STEVE BIRCH, TEK MICROSYSTEMS
Real-time data recording and playback is an important capability in many high-performance processing applications, such as military sensor processing. To enable this capability, it is highly desirable to leverage the rapid technological and economic advances that have been made in mass-market IT applications. The demands of these applications have led to a proliferation of cost-effective, high-performance, high-capacity data storage devices, with well-defined interfaces based on open standards protocols such as SCSI, Fibre Channel and Serial ATA.
However, typical high-performance processing applications offer some specific challenges that make it more difficult to extract the required performance and functionality from standard storage interface implementations. There are two challenges frequently encountered in the high-performance sensor processing application space.
First, sensors such as radar front ends or camera systems may generate very high bandwidths of digital data, and typically the storage system must offer real-time recording and playback capabilities. Data rates in excess of 3 Gbytes/s from a single sensor channel are not uncommon. The second challenge is the fact that embedded applications, especially those in rugged operating environments, may be constrained in terms of size, weight and volume, as well as by the need to operate reliably over extended periods of time.
Mass-market storage interface implementations typically utilize dedicated chipsets and standard storage interface circuit boards designed to operate within server or desktop computer environments. Deploying such devices within embedded systems will not necessarily address these systems’ bandwidth efficiency and size constraints.
Using FPGAs to Implement Storage Interfaces
Rather than using standard chips and interface cards to implement storage interface solutions, it is possible to deploy state-of-the-art FPGAs to realize the storage interface as part of a complete system-on-chip (SoC) solution.
FPGAs are increasingly employed in high-performance processing systems to provide both a flexible interface component and a high-speed data processing resource. These devices now also include a rich set of on-chip hardware resources that can be used to build storage interfaces such as Fibre Channel, Serial ATA and InfiniBand.
For example, some devices in the Xilinx Virtex 2 Pro, Virtex 4 and Virtex 5 FPGA families contain multi-gigabit transceiver (MGT) resources. These resources can be employed to implement the physical layer of storage area interfaces such as Fibre Channel. Larger FPGA chips contain up to 20 such MGT resources, allowing the implementation of multiple storage interfaces on a single device.
Devices in these FPGA families also contain embedded PowerPC processing cores that can be employed to implement the more intricate parts of the storage interface protocol layers using software.
By coupling these types of hardware resources with the very large configurable logic arrays found on FPGAs, it is possible to design storage interface implementations optimized to exactly meet the needs of the target application. This is done via custom hardware and software implemented in the FPGA.

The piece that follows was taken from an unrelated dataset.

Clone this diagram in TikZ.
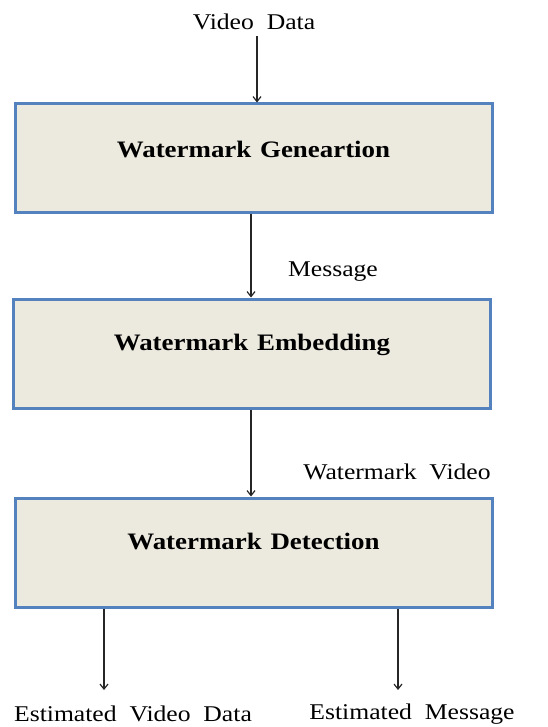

Furthermore, due to the degree of flexibility and reuse offered by implementing the storage interface entirely within the FPGA, it is relatively easy to create optimized solutions for a wide range of different real-time applications. For example, a Fibre Channel storage interface core can be deployed in one application where input data is being received from an A/D converter device. The same core could be easily retargeted for an application that receives input data from some form of high-speed digital interface.

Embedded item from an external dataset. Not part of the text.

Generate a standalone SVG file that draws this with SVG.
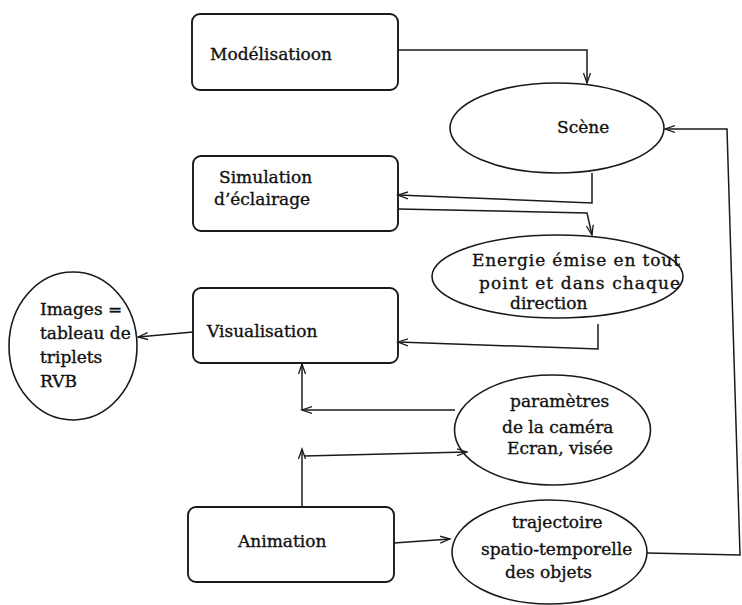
<svg xmlns="http://www.w3.org/2000/svg" width="742" height="605" viewBox="0 0 742 605">
<style>
.box{fill:none;stroke:#1a1a1a;stroke-width:1.9}
.ell{fill:none;stroke:#1a1a1a;stroke-width:1.6}
.t{font-family:"DejaVu Serif","Liberation Serif",serif;font-size:17px;fill:#111;stroke:#111;stroke-width:0.35}
.c{fill:none;stroke:#1a1a1a;stroke-width:1.5}
</style>
<defs>
<marker id="ah" markerUnits="userSpaceOnUse" markerWidth="12" markerHeight="10" refX="10" refY="5" orient="auto">
<path d="M0,1.5 L10,5 L0,8.5" fill="none" stroke="#1a1a1a" stroke-width="1.3"/>
</marker>
</defs>
<rect width="742" height="605" fill="#fff"/>
<g id="modelisation">
<rect class="box" x="192" y="14" width="206" height="76" rx="8"/>
<text class="t" x="210" y="60">Modélisatioon</text>
</g>
<g id="scene">
<ellipse class="ell" cx="557" cy="128" rx="107" ry="45"/>
<text class="t" x="557" y="133">Scène</text>
</g>
<g id="simulation">
<rect class="box" x="193" y="156" width="205" height="75" rx="8"/>
<text class="t" x="219" y="183">Simulation</text>
<text class="t" x="214" y="205">d’éclairage</text>
</g>
<g id="energie">
<ellipse class="ell" cx="557.5" cy="276.5" rx="125.5" ry="41.5"/>
<text class="t" x="472" y="266" textLength="208" lengthAdjust="spacing">Energie émise en tout</text>
<text class="t" x="479" y="289" textLength="201" lengthAdjust="spacing">point et dans chaque</text>
<text class="t" x="510" y="309">direction</text>
</g>
<g id="visualisation">
<rect class="box" x="193" y="288" width="205" height="75" rx="8"/>
<text class="t" x="207" y="337">Visualisation</text>
</g>
<g id="images">
<ellipse class="ell" cx="73" cy="346" rx="64" ry="74"/>
<text class="t" x="40" y="315">Images =</text>
<text class="t" x="40" y="339">tableau de</text>
<text class="t" x="40" y="363">triplets</text>
<text class="t" x="40" y="387">RVB</text>
</g>
<g id="parametres">
<ellipse class="ell" cx="552.5" cy="430" rx="98" ry="55"/>
<text class="t" x="510" y="407">paramètres</text>
<text class="t" x="502" y="433">de la caméra</text>
<text class="t" x="507" y="454">Ecran, visée</text>
</g>
<g id="animation">
<rect class="box" x="188" y="507" width="206" height="75" rx="8"/>
<text class="t" x="238" y="547">Animation</text>
</g>
<g id="trajectoire">
<ellipse class="ell" cx="549.5" cy="552" rx="97.5" ry="52"/>
<text class="t" x="512" y="528">trajectoire</text>
<text class="t" x="481" y="555">spatio-temporelle</text>
<text class="t" x="505" y="578">des objets</text>
</g>
<g id="connectors">
<polyline class="c" points="398,50 587,50 587,83" marker-end="url(#ah)"/>
<polyline class="c" points="592,173 592,203 398,195" marker-end="url(#ah)"/>
<polyline class="c" points="398,209 587,213 592,235" marker-end="url(#ah)"/>
<polyline class="c" points="598,324 598,349 398,342" marker-end="url(#ah)"/>
<polyline class="c" points="193,332 138,337" marker-end="url(#ah)"/>
<polyline class="c" points="455,410 302,410" marker-end="url(#ah)"/>
<polyline class="c" points="302,410 302,364" marker-end="url(#ah)"/>
<polyline class="c" points="302,507 302,449" marker-end="url(#ah)"/>
<polyline class="c" points="304,456 467,452" marker-end="url(#ah)"/>
<polyline class="c" points="394,543 450,539" marker-end="url(#ah)"/>
<polyline class="c" points="647,553 740,555 727,129 665,129" marker-end="url(#ah)"/>
</g>
</svg>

All of this can be achieved within the confines of a single physical chip, alongside other system functionality such as digital signal processing if required. Consequently, the FPGA approach to implementing the storage interface is also attractive in terms of its size and system reliability improvements.
Two different types of systems may be examined to show how storage interfaces on an FPGA can be used to realize data storage functionality for high-performance, real-time embedded applications with a range of constraints and requirements.
FPGAs in a Serial FPDP Compact Digital Data Recorder
Serial FPDP (SFPDP) is a popular interface standard widely used in high-performance systems. The protocol has been kept very simple in order to support high-bandwidth, low-latency transfer of data streams between remote nodes in a system. A data stream is serialized onto a fiber optic link that also enables transfer of data over long distances. A typical application of serial FPDP would be to interface a front-end sensor, such as a radar antenna located on the outside of an aircraft, to a remotely located processing or display system inside the aircraft’s cockpit.
An FPGA can be used to implement a complete system-on-chip solution that converts an SFPDP data stream to a Fibre Channel storage interface to a Fibre Channel disk or RAID system (Figure 1).